AylaRT / ACTER

ACTER is a manually annotated dataset for term extraction, covering 3 languages (English, French, and Dutch), and 4 domains (corruption, dressage, heart failure, and wind energy).
19 stars 2 forks source link

Number of Tokens in HTFL English corpus #1

Closed Gumano closed 2 years ago

Gumano commented 2 years ago

Thank you for this great job. For the sake of consistency, I decided to recalculate the number of tokens (excl. EOS) in your corpora. All values are the same except for the number of tokens in HTFL english dataset. My number of tokens is 60858. I use the following code:

import spacy !python -m spacy download en_core_web_sm !python -m spacy download fr_core_news_sm !python -m spacy download nl_core_news_sm

...

if lang=="en": nlp = spacy.load("en_core_web_sm") elif lang=="fr": nlp = spacy.load("fr_core_news_sm") else: nlp = spacy.load("nl_core_news_sm")

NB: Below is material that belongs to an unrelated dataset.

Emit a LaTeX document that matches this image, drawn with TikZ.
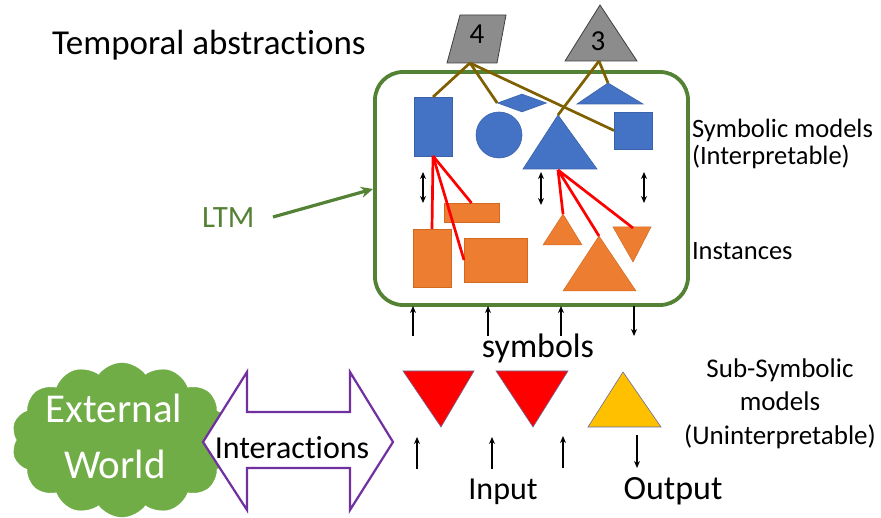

Count tokens in each corpus

nlp.tokenizer = Tokenizer(nlp.vocab)

t = 0

for file in texts_dir: with open(root_dir + "annotated/texts_tokenised/" + file) as text_file:

doc = text_file.read()
tokenized_doc = nlp(doc)
t = t + len(tokenized_doc)

print(str(t) + " tokens in " + domain + " " + lang)

Gumano commented 2 years ago

I'm sorry, I found a mistake. the HTFL folder was uploaded incorrectly so some files were uploaded twice.

AylaRT commented 2 years ago

Thank you for looking into it anyway! Do not hesitate to let me know should you have any other questions.